Salinger ferme les yeux une longue seconde.

— C’est votre ami, il est en droit de ne pas en attendre moins de la part du petit-fils de Samuel Sidzik. En ce qui me concerne, il me suffit de savoir que vous aurez à cœur de conduire vos investigations avec votre efficacité coutumière, et même plus. Pardonnez-moi de vous le dire, mais vos convictions importent peu. Le WER ne sortira pas indemne de cette crise. Je me satisferai qu’il s’en sorte et, pour cela, j’ai besoin que ce soit vous qui retrouviez Markus.

C’est à ce moment, et à ce moment seulement, que Mark comprend que le professeur Salinger – et derrière lui, tout le WER – joue très gros jeu. Il y va de la survie du comité.

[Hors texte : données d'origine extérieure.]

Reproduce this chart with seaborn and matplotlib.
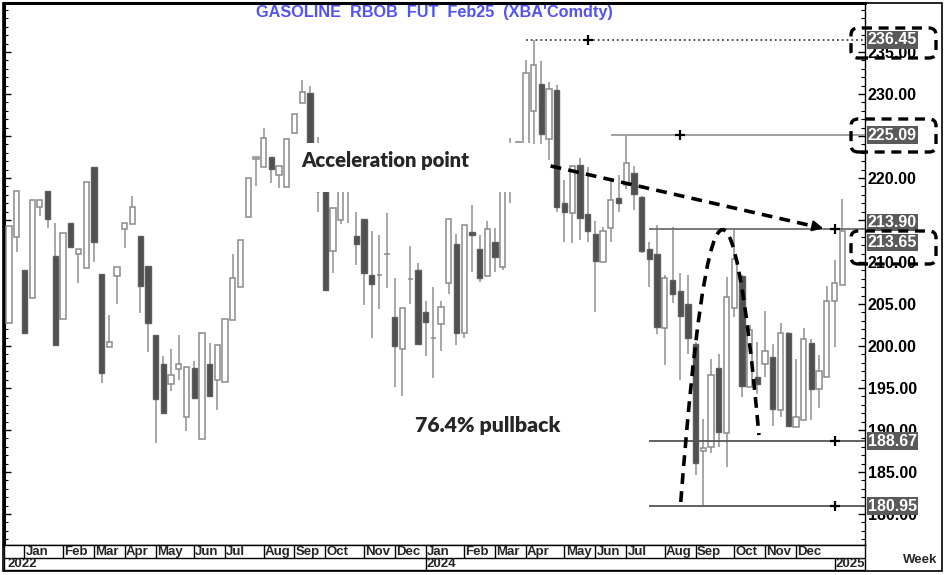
import numpy as np
import pandas as pd
import matplotlib
matplotlib.use("Agg")
import matplotlib.pyplot as plt
import seaborn as sns
from matplotlib.patches import Rectangle, FancyBboxPatch, PathPatch
from matplotlib.path import Path
from matplotlib.transforms import IdentityTransform
from matplotlib.ticker import MultipleLocator, FixedLocator, FormatStrFormatter

# weekly candles
opens = [202.7, 213.0, 209.1, 205.7, 216.5, 218.4, 210.75, 203.2, 214.7, 210.9,
         209.3, 221.3, 208.6, 199.9, 208.3, 213.9, 214.5, 213.1, 209.5, 201.35,
         197.9, 195.5, 197.3, 191.6, 197.4, 188.9, 197.8, 196.0, 195.7, 203.1,
         207.0, 215.4, 222.3, 221.35, 222.5, 220.35, 218.9, 225.35, 228.9, 230.1,
         221.0, 220.0, 211.35, 215.0, 222.0, 213.1, 215.1, 208.4, 208.5, 211.0,
         203.4, 199.6, 208.0, 209.0, 204.0, 201.0, 202.6, 207.5, 212.2, 201.6,
         213.6, 211.5, 208.3, 212.4, 209.45, 218.5, 222.0, 223.0, 228.0, 231.2,
         224.7, 230.5, 217.05, 215.8, 221.55, 215.7, 213.3, 209.95, 214.1, 217.6,
         219.2, 220.55, 217.7, 211.6, 211.0, 202.1, 207.9, 206.6, 205.0, 200.2,
         187.5, 188.0, 197.35, 189.6, 204.5, 208.3, 195.15, 196.35, 197.85, 198.65,
         192.4, 201.5, 190.3, 191.2, 200.4, 194.9, 196.3, 205.3, 207.3]
highs = [214.3, 218.5, 209.1, 217.4, 217.4, 218.4, 214.6, 213.5, 214.7, 211.5,
         219.5, 221.3, 208.6, 203.7, 209.4, 214.6, 217.8, 213.1, 209.5, 201.35,
         198.8, 199.6, 201.3, 197.5, 198.2, 201.5, 200.3, 200.1, 203.2, 211.0,
         212.6, 220.0, 222.5, 226.0, 222.5, 221.4, 224.7, 227.6, 231.7, 231.0,
         224.9, 221.0, 216.4, 220.5, 223.0, 216.0, 215.1, 213.7, 213.2, 215.8,
         208.1, 204.5, 211.9, 209.85, 205.35, 207.0, 205.35, 215.1, 213.3, 214.4,
         216.8, 213.2, 214.9, 214.1, 219.0, 224.8, 224.4, 234.1, 236.45, 233.9,
         231.4, 231.1, 219.75, 221.5, 222.35, 221.35, 214.9, 214.2, 219.7, 220.3,
         225.09, 221.4, 217.9, 212.4, 214.4, 208.45, 214.2, 208.65, 208.5, 200.5,
         191.3, 198.5, 199.1, 208.2, 213.9, 208.5, 202.5, 200.5, 204.2, 200.2,
         202.7, 201.7, 198.5, 202.1, 200.8, 198.9, 207.1, 210.2, 217.5]
lows = [202.7, 211.2, 201.6, 205.7, 215.5, 214.1, 200.1, 203.2, 211.75, 207.5,
        209.3, 210.0, 195.6, 199.9, 205.0, 211.7, 214.5, 203.9, 199.25, 188.5,
        192.0, 194.7, 195.9, 189.9, 193.8, 188.9, 194.05, 192.4, 195.7, 203.1,
        207.0, 215.4, 219.0, 221.35, 219.4, 218.85, 218.9, 225.35, 228.9, 220.5,
        216.0, 206.5, 208.7, 214.5, 214.6, 209.6, 204.9, 201.0, 204.4, 206.9,
        195.1, 194.05, 205.0, 200.2, 198.8, 196.2, 199.4, 206.2, 200.1, 200.9,
        208.85, 207.65, 208.3, 208.85, 209.0, 217.0, 219.0, 222.0, 224.0, 224.1,
        222.1, 216.0, 212.4, 212.3, 212.6, 212.35, 204.0, 209.95, 212.4, 216.0,
        218.65, 216.2, 211.1, 207.05, 201.4, 197.75, 205.1, 195.9, 199.1, 184.7,
        180.95, 187.3, 188.0, 185.6, 203.5, 193.9, 195.15, 194.3, 196.35, 190.5,
        191.6, 190.5, 190.3, 191.2, 191.2, 192.6, 196.3, 199.9, 207.3]
closes = [214.3, 218.5, 201.6, 217.4, 217.4, 215.1, 200.1, 213.5, 211.75, 211.5,
          219.5, 212.4, 196.75, 200.5, 209.4, 214.6, 216.5, 207.1, 202.7, 193.7,
          192.0, 196.55, 197.9, 197.5, 193.8, 201.5, 194.05, 200.1, 203.2, 208.1,
          212.6, 220.0, 222.5, 224.8, 221.1, 221.4, 224.7, 227.6, 230.2, 221.5,
          218.5, 206.7, 216.4, 219.5, 219.0, 212.1, 208.65, 207.35, 208.5, 211.0,
          200.0, 204.5, 208.0, 200.2, 202.9, 201.0, 204.7, 215.1, 201.6, 214.4,
          213.2, 208.05, 213.9, 210.55, 218.5, 222.0, 224.3, 232.45, 233.4, 225.2,
          230.6, 216.5, 215.9, 221.4, 215.2, 213.7, 210.15, 213.7, 217.4, 217.0,
          221.75, 218.1, 211.35, 210.3, 202.3, 208.05, 206.2, 203.6, 201.0, 186.1,
          187.9, 196.55, 189.8, 205.8, 210.4, 195.2, 201.9, 195.5, 199.45, 192.45,
          201.6, 190.5, 191.5, 200.8, 194.9, 197.0, 205.3, 207.5, 213.65]

month_names = ["Jan", "Feb", "Mar", "Apr", "May", "Jun",
               "Jul", "Aug", "Sep", "Oct", "Nov", "Dec"] * 2
month_starts = [2, 7, 11, 15, 19, 24, 28, 33, 37, 41, 46, 50,
                54, 59, 63, 67, 72, 76, 80, 85, 89, 94, 98, 102]
year_labels = ["2022", "2024", "2025"]
year_starts = [-0.4, 54, 107]

levels = [236.45, 225.09, 213.90, 188.67, 180.95]
level_from = [67, 78, 83, 83, 83]
level_cross = [75, 87, 107, 107, 107]
level_style = [":", "-", "-", "-", "-"]
level_color = ["#444444", "#9a9a9a", "#6e6e6e", "#555555", "#555555"]
label_shift = [0, 0, 5, 0, 0]   # points, to keep tags apart
last_close = 213.65
price_ticks = list(range(180, 240, 5))

W, H = 947, 575
X0, X1 = -0.65, 110.95
Y0, Y1 = 176.31, 240.83

sns.set_theme(style="white")
plt.rcParams['font.family'] = ['Liberation Sans', 'DejaVu Sans']

fig = plt.figure(figsize=(W / 100, H / 100), dpi=100)


def box(x0, y0, x1, y1):
    return [x0 / W, 1 - y1 / H, (x1 - x0) / W, (y1 - y0) / H]


ax = fig.add_axes(box(4, 3, 865, 545))

df = pd.DataFrame({"open": opens, "high": highs, "low": lows, "close": closes})
df["week"] = np.arange(len(df))
df["up"] = df["close"] >= df["open"]
df["bottom"] = df[["open", "close"]].min(axis=1)
df["size"] = (df["close"] - df["open"]).abs()

ax.vlines(df["week"], df["low"], df["high"], color="#8f8f8f", lw=1.1, zorder=2)
up = df[df["up"]]
dn = df[~df["up"]]
ax.bar(up["week"], up["size"], bottom=up["bottom"], width=0.68,
       color="white", edgecolor="#8a8a8a", lw=1.1, zorder=3)
ax.bar(dn["week"], dn["size"], bottom=dn["bottom"], width=0.68,
       color="#505050", edgecolor="#5e5e5e", lw=1.0, zorder=3)

# support / resistance levels
for lv, x0, ls, c in zip(levels, level_from, level_style, level_color):
    ax.hlines(lv, x0, X1, color=c, lw=1.3, linestyles=ls, zorder=4)
sns.scatterplot(x=level_cross, y=levels, marker="+", color="black", s=45,
                linewidth=1.6, ax=ax, zorder=6, legend=False)

# white text box hiding part of the candles
ax.add_patch(Rectangle((37.4, 218.33), 30.2, 5.85, fc="white", ec="none", zorder=5))
ax.text(37.9, 222.1, "Acceleration point", fontsize=14.6, fontweight="heavy",
        family=["Lato", "DejaVu Sans"], ha="left", va="center", zorder=6)
ax.text(52.6, 190.5, "76.4% pullback", fontsize=15.3, fontweight="heavy",
        family=["Lato", "DejaVu Sans"], ha="left", va="center", zorder=6)

# dashed trend arrow
ax.plot([70.2, 105.0], [221.43, 214.11], color="black", lw=2.6,
        ls=(0, (3, 2)), zorder=7)
ax.annotate("", xy=(105.9, 213.93), xytext=(104.6, 214.2),
            arrowprops=dict(arrowstyle="-|>", color="black", lw=1.5,
                            mutation_scale=16), zorder=7)

# dashed arch
arch = Path([(87.07, 181.43), (92.14, 242.02), (97.2, 189.4)],
            [Path.MOVETO, Path.CURVE3, Path.CURVE3])
ax.add_patch(PathPatch(arch, fill=False, ec="black", lw=2.6,
                       ls=(0, (3, 2)), zorder=7))

ax.set_xlim(X0, X1)
ax.set_ylim(Y0, Y1)
ax.set_xticks([])
ax.yaxis.set_major_locator(FixedLocator(price_ticks))
ax.yaxis.set_minor_locator(MultipleLocator(1))
ax.yaxis.set_major_formatter(FormatStrFormatter("%.2f"))
ax.tick_params(axis="y", which="both", direction="in", left=True, right=True,
               labelleft=False, labelright=True, colors="black", pad=2)
ax.tick_params(axis="y", which="major", length=5, width=1)
ax.tick_params(axis="y", which="minor", length=3, width=0.8)
for t in ax.get_yticklabels():
    t.set_fontsize(11.5)
    t.set_fontweight("bold")
for side, lw in [("left", 2.2), ("top", 2.2), ("right", 1.0), ("bottom", 1.0)]:
    ax.spines[side].set_color("black")
    ax.spines[side].set_linewidth(lw)

tag = dict(boxstyle="square,pad=0.08", fc="#5a5a5a", ec="none")
for lv, dy in zip(levels, label_shift):
    ax.annotate(f"{lv:.2f}", xy=(1, lv), xycoords=("axes fraction", "data"),
                xytext=(2, dy), textcoords="offset points", ha="left", va="center",
                color="white", fontsize=11.5, fontweight="bold", bbox=tag,
                annotation_clip=False, zorder=8)
ax.annotate(f"{last_close:.2f}", xy=(1, last_close), xycoords=("axes fraction", "data"),
            xytext=(2, -8), textcoords="offset points", ha="left", va="center",
            color="white", fontsize=11.5, fontweight="bold", bbox=tag,
            annotation_clip=False, zorder=9)

# dashed rounded boxes around highlighted prices
for y0, y1 in [(28, 58), (119, 152), (231, 264)]:
    fig.add_artist(FancyBboxPatch((851, H - y1), 85, y1 - y0,
                                  boxstyle="round,pad=0,rounding_size=7",
                                  transform=IdentityTransform(), fill=False,
                                  ec="black", lw=2.4, ls=(0, (3, 2))))

fig.text(434.5 / W, 1 - 13 / H, "GASOLINE  RBOB  FUT  Feb25  (XBA'Comdty)",
         color="#5252f5", fontsize=11.7, fontweight="bold", ha="center", va="center")

# date band below the chart
bx = fig.add_axes(box(4, 545, 865, 570))
bx.set_xlim(X0, X1)
bx.set_ylim(0, 2)
bx.set_xticks([])
bx.set_yticks([])
for s in bx.spines.values():
    s.set_color("black")
    s.set_linewidth(1.0)
bx.axhline(1, color="black", lw=1.0)
for name, m in zip(month_names, month_starts):
    bx.vlines(m, 1, 2, color="black", lw=1.0)
    bx.text(m + 0.15, 1.45, name, fontsize=9.5, fontweight="bold",
            ha="left", va="center")
for name, yr in zip(year_labels, year_starts):
    if yr > 0:
        bx.vlines(yr, 0, 1, color="black", lw=1.0)
    bx.text(yr + 0.15, 0.45, name, fontsize=9.5, fontweight="bold",
            ha="left", va="center")

fig.text(920 / W, 1 - 560 / H, "Week", fontsize=9.5, fontweight="bold",
         ha="center", va="center")
fig.add_artist(Rectangle((3, H - 571), 939, 568, transform=IdentityTransform(),
                         fill=False, ec="black", lw=1.2))

fig.savefig("out.png", dpi=100)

Instantanément, cette conscience le conduit à se poser la question la plus courue des affaires policières : à qui profite le crime ? Qui, en effet, a le plus intérêt à nuire au WER ? Sûrement pas Mark Weinmar.

Salinger se lève et lui tend un disque dur externe.

— Vous allez avoir beaucoup de monde sur le dos, Mark.

— Interpol, le FBI et certainement quelques « privés » défrayés par la T&B et la Kay-Zaco... je m’en doute.

— Pour l’instant, personne n’a fait le lien entre l’affaire Crowley et l’attentat. Si vous pouviez éviter de vous rendre en Erythrée...

Mark hoche la tête.

— Je doute de toute manière qu’il soit facile d’y pénétrer en ce moment.

— Au besoin, je vous obtiendrais un visa, seulement...

— Je comprends.

Mark se saisit enfin du disque et l’enfourne dans une poche.

— En sus du FBI et d’Interpol, vous serez inévitablement dans la mire de la CIA et de quelques autres agences de renseignement, plus une véritable armada de mercenaires plutôt que de privés. Si je peux vous donner un conseil : ne cherchez pas à leur fausser compagnie, laissez-les se neutraliser.